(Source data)
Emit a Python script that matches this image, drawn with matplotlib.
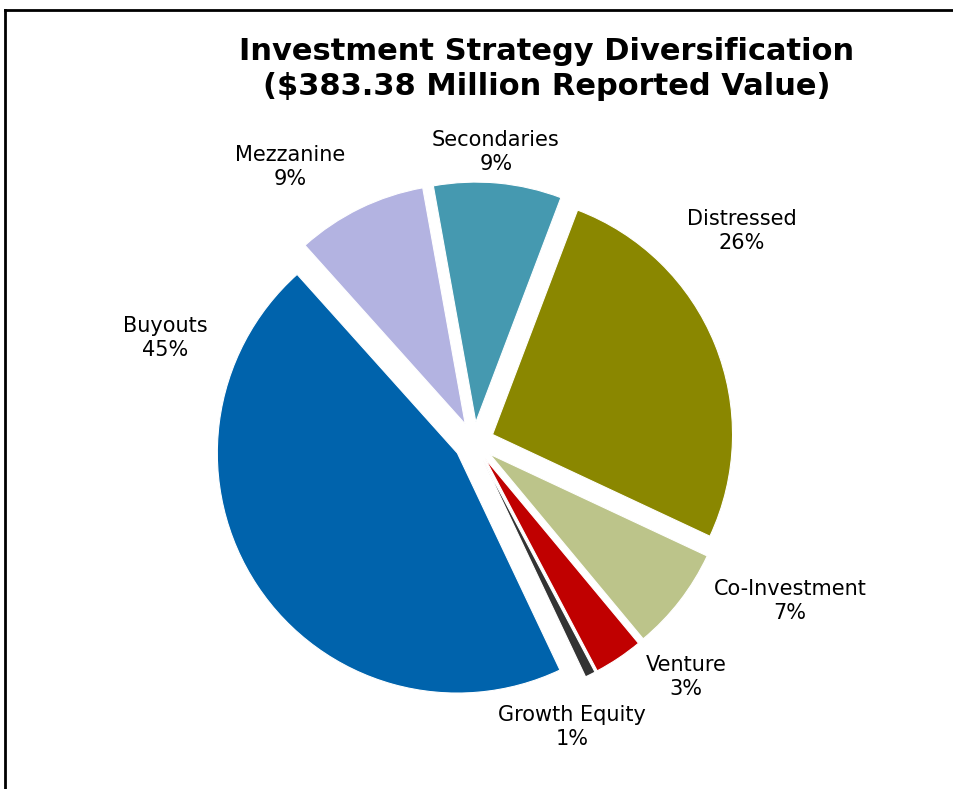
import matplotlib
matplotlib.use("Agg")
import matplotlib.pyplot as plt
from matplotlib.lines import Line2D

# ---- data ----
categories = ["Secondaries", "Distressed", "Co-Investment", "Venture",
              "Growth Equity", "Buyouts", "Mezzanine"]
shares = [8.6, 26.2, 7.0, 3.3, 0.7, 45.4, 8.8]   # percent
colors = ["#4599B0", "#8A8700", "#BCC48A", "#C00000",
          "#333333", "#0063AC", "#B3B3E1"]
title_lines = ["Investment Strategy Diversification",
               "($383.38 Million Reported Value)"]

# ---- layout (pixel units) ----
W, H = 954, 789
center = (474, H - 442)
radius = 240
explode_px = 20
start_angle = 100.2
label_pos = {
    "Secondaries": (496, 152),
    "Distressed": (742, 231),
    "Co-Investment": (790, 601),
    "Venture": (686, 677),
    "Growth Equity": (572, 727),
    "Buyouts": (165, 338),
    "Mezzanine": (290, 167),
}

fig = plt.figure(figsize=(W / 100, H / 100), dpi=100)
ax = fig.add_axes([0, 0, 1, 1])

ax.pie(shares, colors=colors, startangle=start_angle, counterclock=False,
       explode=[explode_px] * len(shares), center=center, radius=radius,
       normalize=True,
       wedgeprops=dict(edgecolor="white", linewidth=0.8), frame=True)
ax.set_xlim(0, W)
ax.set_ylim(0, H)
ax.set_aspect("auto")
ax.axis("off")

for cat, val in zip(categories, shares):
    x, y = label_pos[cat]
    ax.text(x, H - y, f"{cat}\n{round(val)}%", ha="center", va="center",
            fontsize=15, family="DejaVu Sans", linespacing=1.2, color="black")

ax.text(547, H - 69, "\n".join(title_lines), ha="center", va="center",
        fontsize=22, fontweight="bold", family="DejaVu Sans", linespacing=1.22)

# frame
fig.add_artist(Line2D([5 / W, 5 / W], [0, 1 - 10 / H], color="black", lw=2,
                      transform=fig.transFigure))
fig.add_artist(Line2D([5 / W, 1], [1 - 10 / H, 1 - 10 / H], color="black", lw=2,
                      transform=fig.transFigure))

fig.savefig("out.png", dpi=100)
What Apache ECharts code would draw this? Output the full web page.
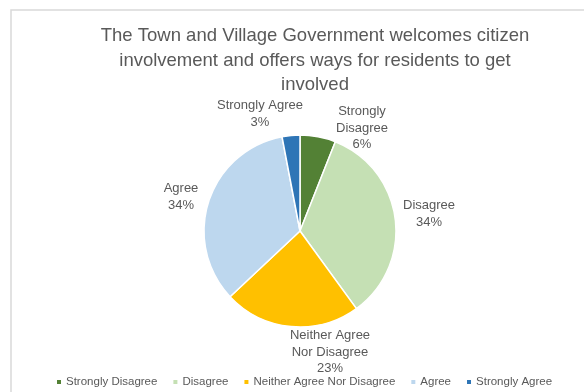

*WHAT IS ASKED*. In your copy, leave out the pictures and reproduce the material above exactly.

*REPLY*.
Emit a Python script that matches this image, drawn with matplotlib.
import matplotlib
matplotlib.use("Agg")
import matplotlib.pyplot as plt
from matplotlib.lines import Line2D

# ---- data ----
categories = ["Secondaries", "Distressed", "Co-Investment", "Venture",
              "Growth Equity", "Buyouts", "Mezzanine"]
shares = [8.6, 26.2, 7.0, 3.3, 0.7, 45.4, 8.8]   # percent
colors = ["#4599B0", "#8A8700", "#BCC48A", "#C00000",
          "#333333", "#0063AC", "#B3B3E1"]
title_lines = ["Investment Strategy Diversification",
               "($383.38 Million Reported Value)"]

# ---- layout (pixel units) ----
W, H = 954, 789
center = (474, H - 442)
radius = 240
explode_px = 20
start_angle = 100.2
label_pos = {
    "Secondaries": (496, 152),
    "Distressed": (742, 231),
    "Co-Investment": (790, 601),
    "Venture": (686, 677),
    "Growth Equity": (572, 727),
    "Buyouts": (165, 338),
    "Mezzanine": (290, 167),
}

fig = plt.figure(figsize=(W / 100, H / 100), dpi=100)
ax = fig.add_axes([0, 0, 1, 1])

ax.pie(shares, colors=colors, startangle=start_angle, counterclock=False,
       explode=[explode_px] * len(shares), center=center, radius=radius,
       normalize=True,
       wedgeprops=dict(edgecolor="white", linewidth=0.8), frame=True)
ax.set_xlim(0, W)
ax.set_ylim(0, H)
ax.set_aspect("auto")
ax.axis("off")

for cat, val in zip(categories, shares):
    x, y = label_pos[cat]
    ax.text(x, H - y, f"{cat}\n{round(val)}%", ha="center", va="center",
            fontsize=15, family="DejaVu Sans", linespacing=1.2, color="black")

ax.text(547, H - 69, "\n".join(title_lines), ha="center", va="center",
        fontsize=22, fontweight="bold", family="DejaVu Sans", linespacing=1.22)

# frame
fig.add_artist(Line2D([5 / W, 5 / W], [0, 1 - 10 / H], color="black", lw=2,
                      transform=fig.transFigure))
fig.add_artist(Line2D([5 / W, 1], [1 - 10 / H, 1 - 10 / H], color="black", lw=2,
                      transform=fig.transFigure))

fig.savefig("out.png", dpi=100)
What Apache ECharts code would draw this? Output the full web page.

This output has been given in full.